Set down each line of the material that follows, exactly, with no pictures.

>> START SUPPLIED DATA

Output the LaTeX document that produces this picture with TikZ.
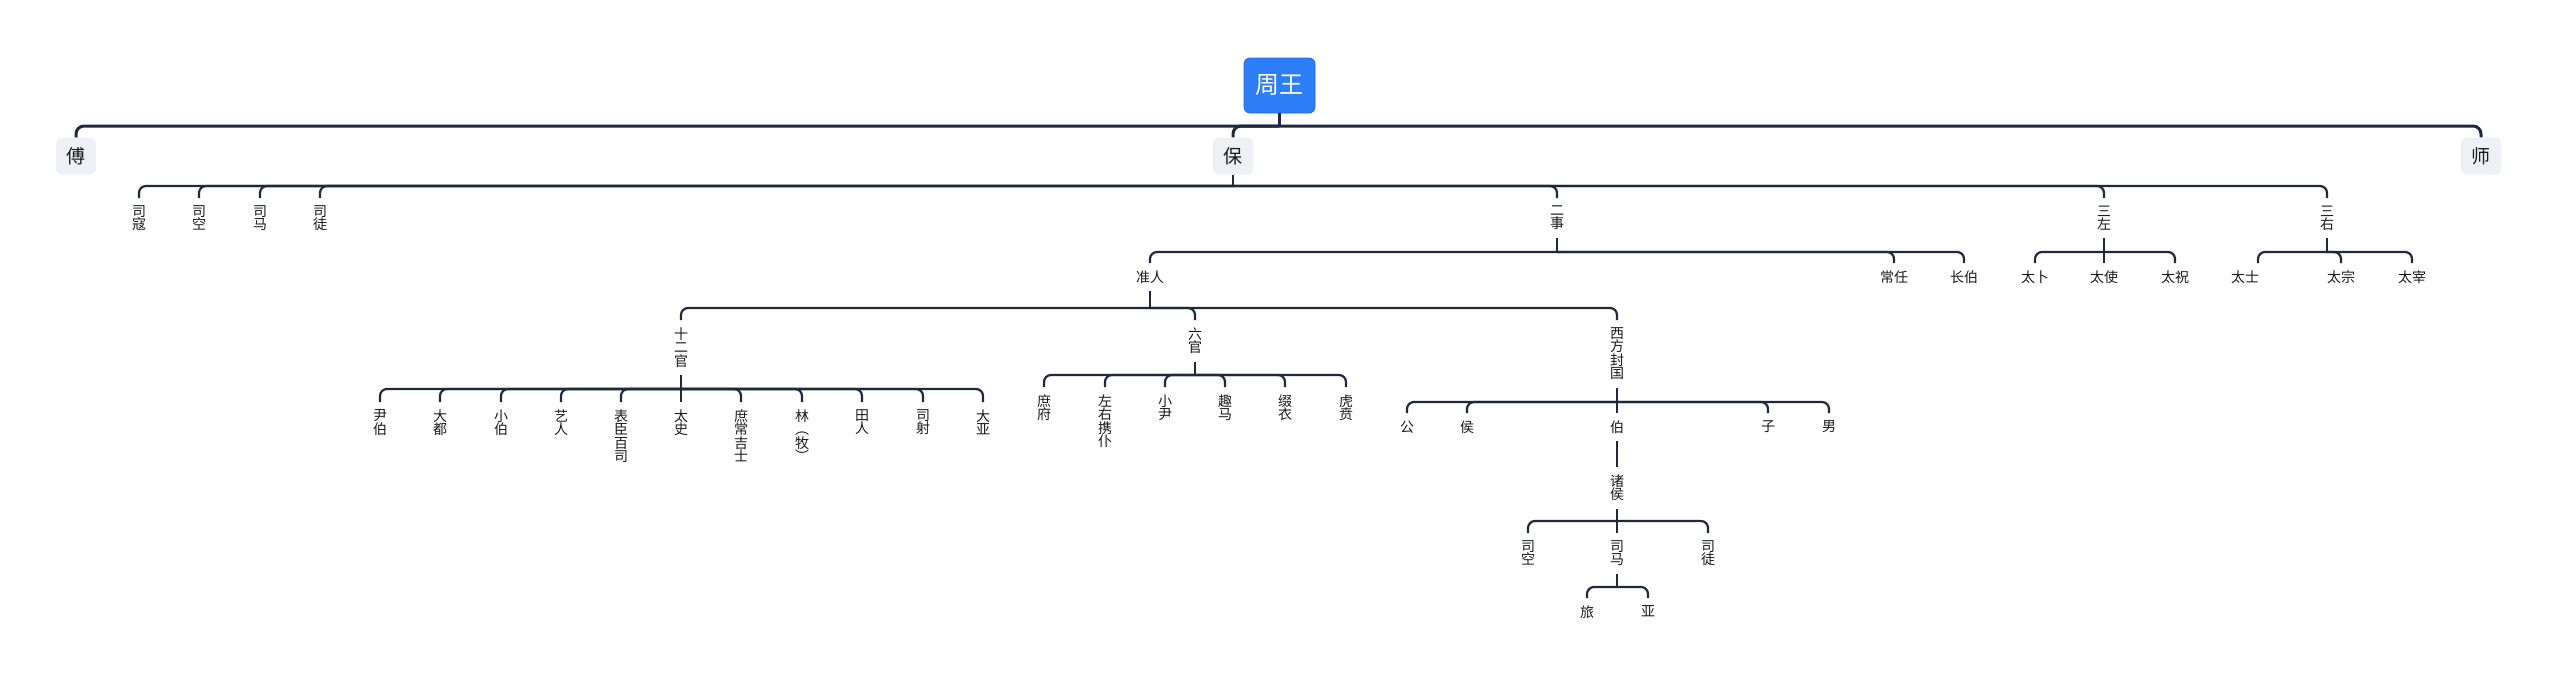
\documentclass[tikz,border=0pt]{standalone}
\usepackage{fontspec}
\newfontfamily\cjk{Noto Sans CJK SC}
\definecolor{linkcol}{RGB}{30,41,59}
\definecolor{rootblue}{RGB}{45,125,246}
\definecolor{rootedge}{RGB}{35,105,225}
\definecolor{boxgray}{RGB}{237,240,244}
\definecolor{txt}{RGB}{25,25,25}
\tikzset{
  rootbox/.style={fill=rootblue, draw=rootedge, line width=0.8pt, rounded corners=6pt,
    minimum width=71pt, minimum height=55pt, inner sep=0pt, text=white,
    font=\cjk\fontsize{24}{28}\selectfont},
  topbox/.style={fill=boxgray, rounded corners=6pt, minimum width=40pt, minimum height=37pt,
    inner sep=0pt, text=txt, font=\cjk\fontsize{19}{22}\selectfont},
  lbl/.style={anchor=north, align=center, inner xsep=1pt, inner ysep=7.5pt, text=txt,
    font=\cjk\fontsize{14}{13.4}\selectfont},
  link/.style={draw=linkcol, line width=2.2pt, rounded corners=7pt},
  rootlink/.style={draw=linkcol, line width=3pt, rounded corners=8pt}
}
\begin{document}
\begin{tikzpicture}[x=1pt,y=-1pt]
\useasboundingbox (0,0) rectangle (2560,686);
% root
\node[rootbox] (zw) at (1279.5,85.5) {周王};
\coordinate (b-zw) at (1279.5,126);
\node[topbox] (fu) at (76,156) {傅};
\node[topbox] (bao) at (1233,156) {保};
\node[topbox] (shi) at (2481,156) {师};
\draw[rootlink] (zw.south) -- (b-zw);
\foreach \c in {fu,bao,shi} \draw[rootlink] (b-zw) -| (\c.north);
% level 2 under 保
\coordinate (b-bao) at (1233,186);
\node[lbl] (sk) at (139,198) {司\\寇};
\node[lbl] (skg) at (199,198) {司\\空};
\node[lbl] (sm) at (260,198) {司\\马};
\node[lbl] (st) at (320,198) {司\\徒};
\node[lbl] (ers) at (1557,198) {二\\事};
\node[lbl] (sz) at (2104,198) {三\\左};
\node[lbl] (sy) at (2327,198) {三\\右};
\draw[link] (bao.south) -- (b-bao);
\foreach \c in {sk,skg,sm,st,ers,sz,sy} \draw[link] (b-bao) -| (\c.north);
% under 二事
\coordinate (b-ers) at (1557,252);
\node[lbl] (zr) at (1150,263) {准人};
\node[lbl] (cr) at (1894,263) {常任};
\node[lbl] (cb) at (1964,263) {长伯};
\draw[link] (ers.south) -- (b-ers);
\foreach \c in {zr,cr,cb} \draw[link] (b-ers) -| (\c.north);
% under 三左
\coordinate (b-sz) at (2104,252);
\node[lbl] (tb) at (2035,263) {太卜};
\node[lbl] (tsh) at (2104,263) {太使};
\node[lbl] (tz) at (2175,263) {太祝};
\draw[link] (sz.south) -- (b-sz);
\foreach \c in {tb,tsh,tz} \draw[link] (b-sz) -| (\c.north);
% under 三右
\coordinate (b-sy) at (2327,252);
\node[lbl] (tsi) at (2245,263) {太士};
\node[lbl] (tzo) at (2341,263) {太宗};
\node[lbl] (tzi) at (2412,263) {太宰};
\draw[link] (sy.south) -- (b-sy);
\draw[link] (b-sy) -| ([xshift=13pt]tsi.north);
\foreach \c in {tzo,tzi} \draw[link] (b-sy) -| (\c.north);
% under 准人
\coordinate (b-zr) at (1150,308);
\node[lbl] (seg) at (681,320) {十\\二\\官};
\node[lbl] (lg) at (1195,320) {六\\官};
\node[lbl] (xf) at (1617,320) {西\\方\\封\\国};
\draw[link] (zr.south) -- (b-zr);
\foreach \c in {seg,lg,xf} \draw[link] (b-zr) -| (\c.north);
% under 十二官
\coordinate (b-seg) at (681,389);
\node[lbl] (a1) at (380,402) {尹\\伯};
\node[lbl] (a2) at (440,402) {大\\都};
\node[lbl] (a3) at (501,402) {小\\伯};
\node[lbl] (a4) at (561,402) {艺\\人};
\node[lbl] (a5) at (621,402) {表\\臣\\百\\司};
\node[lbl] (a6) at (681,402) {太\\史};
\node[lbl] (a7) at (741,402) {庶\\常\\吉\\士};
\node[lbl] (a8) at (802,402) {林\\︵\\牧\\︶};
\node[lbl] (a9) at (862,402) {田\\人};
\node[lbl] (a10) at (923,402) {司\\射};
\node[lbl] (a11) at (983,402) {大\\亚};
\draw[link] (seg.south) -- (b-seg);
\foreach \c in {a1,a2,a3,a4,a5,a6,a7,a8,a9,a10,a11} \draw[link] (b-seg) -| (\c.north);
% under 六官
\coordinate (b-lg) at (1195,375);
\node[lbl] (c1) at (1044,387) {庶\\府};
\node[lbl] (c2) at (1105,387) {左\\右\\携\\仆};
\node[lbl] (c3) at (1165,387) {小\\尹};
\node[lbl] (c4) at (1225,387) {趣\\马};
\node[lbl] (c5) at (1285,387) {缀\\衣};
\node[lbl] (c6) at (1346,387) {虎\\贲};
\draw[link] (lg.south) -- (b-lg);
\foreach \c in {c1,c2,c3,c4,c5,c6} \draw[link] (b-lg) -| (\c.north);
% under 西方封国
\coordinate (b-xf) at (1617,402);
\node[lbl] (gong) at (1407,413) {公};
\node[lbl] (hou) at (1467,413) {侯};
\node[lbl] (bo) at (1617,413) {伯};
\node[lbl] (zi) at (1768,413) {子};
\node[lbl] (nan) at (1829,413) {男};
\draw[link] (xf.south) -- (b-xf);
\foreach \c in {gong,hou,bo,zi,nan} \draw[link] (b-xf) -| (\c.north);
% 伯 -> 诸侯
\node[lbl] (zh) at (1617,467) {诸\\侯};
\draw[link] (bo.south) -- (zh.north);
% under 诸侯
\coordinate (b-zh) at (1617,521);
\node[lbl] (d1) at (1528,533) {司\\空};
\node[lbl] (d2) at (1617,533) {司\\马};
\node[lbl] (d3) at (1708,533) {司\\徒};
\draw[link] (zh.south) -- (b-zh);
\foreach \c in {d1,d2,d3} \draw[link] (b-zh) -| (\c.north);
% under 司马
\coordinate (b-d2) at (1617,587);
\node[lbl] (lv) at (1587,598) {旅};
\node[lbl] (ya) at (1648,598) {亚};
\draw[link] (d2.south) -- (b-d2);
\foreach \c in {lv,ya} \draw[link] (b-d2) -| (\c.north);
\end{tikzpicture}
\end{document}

>> END SUPPLIED DATA

▸ SOLUTION TO THIS TASK
Output the LaTeX document that produces this picture with TikZ.
\documentclass[tikz,border=0pt]{standalone}
\usepackage{fontspec}
\newfontfamily\cjk{Noto Sans CJK SC}
\definecolor{linkcol}{RGB}{30,41,59}
\definecolor{rootblue}{RGB}{45,125,246}
\definecolor{rootedge}{RGB}{35,105,225}
\definecolor{boxgray}{RGB}{237,240,244}
\definecolor{txt}{RGB}{25,25,25}
\tikzset{
  rootbox/.style={fill=rootblue, draw=rootedge, line width=0.8pt, rounded corners=6pt,
    minimum width=71pt, minimum height=55pt, inner sep=0pt, text=white,
    font=\cjk\fontsize{24}{28}\selectfont},
  topbox/.style={fill=boxgray, rounded corners=6pt, minimum width=40pt, minimum height=37pt,
    inner sep=0pt, text=txt, font=\cjk\fontsize{19}{22}\selectfont},
  lbl/.style={anchor=north, align=center, inner xsep=1pt, inner ysep=7.5pt, text=txt,
    font=\cjk\fontsize{14}{13.4}\selectfont},
  link/.style={draw=linkcol, line width=2.2pt, rounded corners=7pt},
  rootlink/.style={draw=linkcol, line width=3pt, rounded corners=8pt}
}
\begin{document}
\begin{tikzpicture}[x=1pt,y=-1pt]
\useasboundingbox (0,0) rectangle (2560,686);
% root
\node[rootbox] (zw) at (1279.5,85.5) {周王};
\coordinate (b-zw) at (1279.5,126);
\node[topbox] (fu) at (76,156) {傅};
\node[topbox] (bao) at (1233,156) {保};
\node[topbox] (shi) at (2481,156) {师};
\draw[rootlink] (zw.south) -- (b-zw);
\foreach \c in {fu,bao,shi} \draw[rootlink] (b-zw) -| (\c.north);
% level 2 under 保
\coordinate (b-bao) at (1233,186);
\node[lbl] (sk) at (139,198) {司\\寇};
\node[lbl] (skg) at (199,198) {司\\空};
\node[lbl] (sm) at (260,198) {司\\马};
\node[lbl] (st) at (320,198) {司\\徒};
\node[lbl] (ers) at (1557,198) {二\\事};
\node[lbl] (sz) at (2104,198) {三\\左};
\node[lbl] (sy) at (2327,198) {三\\右};
\draw[link] (bao.south) -- (b-bao);
\foreach \c in {sk,skg,sm,st,ers,sz,sy} \draw[link] (b-bao) -| (\c.north);
% under 二事
\coordinate (b-ers) at (1557,252);
\node[lbl] (zr) at (1150,263) {准人};
\node[lbl] (cr) at (1894,263) {常任};
\node[lbl] (cb) at (1964,263) {长伯};
\draw[link] (ers.south) -- (b-ers);
\foreach \c in {zr,cr,cb} \draw[link] (b-ers) -| (\c.north);
% under 三左
\coordinate (b-sz) at (2104,252);
\node[lbl] (tb) at (2035,263) {太卜};
\node[lbl] (tsh) at (2104,263) {太使};
\node[lbl] (tz) at (2175,263) {太祝};
\draw[link] (sz.south) -- (b-sz);
\foreach \c in {tb,tsh,tz} \draw[link] (b-sz) -| (\c.north);
% under 三右
\coordinate (b-sy) at (2327,252);
\node[lbl] (tsi) at (2245,263) {太士};
\node[lbl] (tzo) at (2341,263) {太宗};
\node[lbl] (tzi) at (2412,263) {太宰};
\draw[link] (sy.south) -- (b-sy);
\draw[link] (b-sy) -| ([xshift=13pt]tsi.north);
\foreach \c in {tzo,tzi} \draw[link] (b-sy) -| (\c.north);
% under 准人
\coordinate (b-zr) at (1150,308);
\node[lbl] (seg) at (681,320) {十\\二\\官};
\node[lbl] (lg) at (1195,320) {六\\官};
\node[lbl] (xf) at (1617,320) {西\\方\\封\\国};
\draw[link] (zr.south) -- (b-zr);
\foreach \c in {seg,lg,xf} \draw[link] (b-zr) -| (\c.north);
% under 十二官
\coordinate (b-seg) at (681,389);
\node[lbl] (a1) at (380,402) {尹\\伯};
\node[lbl] (a2) at (440,402) {大\\都};
\node[lbl] (a3) at (501,402) {小\\伯};
\node[lbl] (a4) at (561,402) {艺\\人};
\node[lbl] (a5) at (621,402) {表\\臣\\百\\司};
\node[lbl] (a6) at (681,402) {太\\史};
\node[lbl] (a7) at (741,402) {庶\\常\\吉\\士};
\node[lbl] (a8) at (802,402) {林\\︵\\牧\\︶};
\node[lbl] (a9) at (862,402) {田\\人};
\node[lbl] (a10) at (923,402) {司\\射};
\node[lbl] (a11) at (983,402) {大\\亚};
\draw[link] (seg.south) -- (b-seg);
\foreach \c in {a1,a2,a3,a4,a5,a6,a7,a8,a9,a10,a11} \draw[link] (b-seg) -| (\c.north);
% under 六官
\coordinate (b-lg) at (1195,375);
\node[lbl] (c1) at (1044,387) {庶\\府};
\node[lbl] (c2) at (1105,387) {左\\右\\携\\仆};
\node[lbl] (c3) at (1165,387) {小\\尹};
\node[lbl] (c4) at (1225,387) {趣\\马};
\node[lbl] (c5) at (1285,387) {缀\\衣};
\node[lbl] (c6) at (1346,387) {虎\\贲};
\draw[link] (lg.south) -- (b-lg);
\foreach \c in {c1,c2,c3,c4,c5,c6} \draw[link] (b-lg) -| (\c.north);
% under 西方封国
\coordinate (b-xf) at (1617,402);
\node[lbl] (gong) at (1407,413) {公};
\node[lbl] (hou) at (1467,413) {侯};
\node[lbl] (bo) at (1617,413) {伯};
\node[lbl] (zi) at (1768,413) {子};
\node[lbl] (nan) at (1829,413) {男};
\draw[link] (xf.south) -- (b-xf);
\foreach \c in {gong,hou,bo,zi,nan} \draw[link] (b-xf) -| (\c.north);
% 伯 -> 诸侯
\node[lbl] (zh) at (1617,467) {诸\\侯};
\draw[link] (bo.south) -- (zh.north);
% under 诸侯
\coordinate (b-zh) at (1617,521);
\node[lbl] (d1) at (1528,533) {司\\空};
\node[lbl] (d2) at (1617,533) {司\\马};
\node[lbl] (d3) at (1708,533) {司\\徒};
\draw[link] (zh.south) -- (b-zh);
\foreach \c in {d1,d2,d3} \draw[link] (b-zh) -| (\c.north);
% under 司马
\coordinate (b-d2) at (1617,587);
\node[lbl] (lv) at (1587,598) {旅};
\node[lbl] (ya) at (1648,598) {亚};
\draw[link] (d2.south) -- (b-d2);
\foreach \c in {lv,ya} \draw[link] (b-d2) -| (\c.north);
\end{tikzpicture}
\end{document}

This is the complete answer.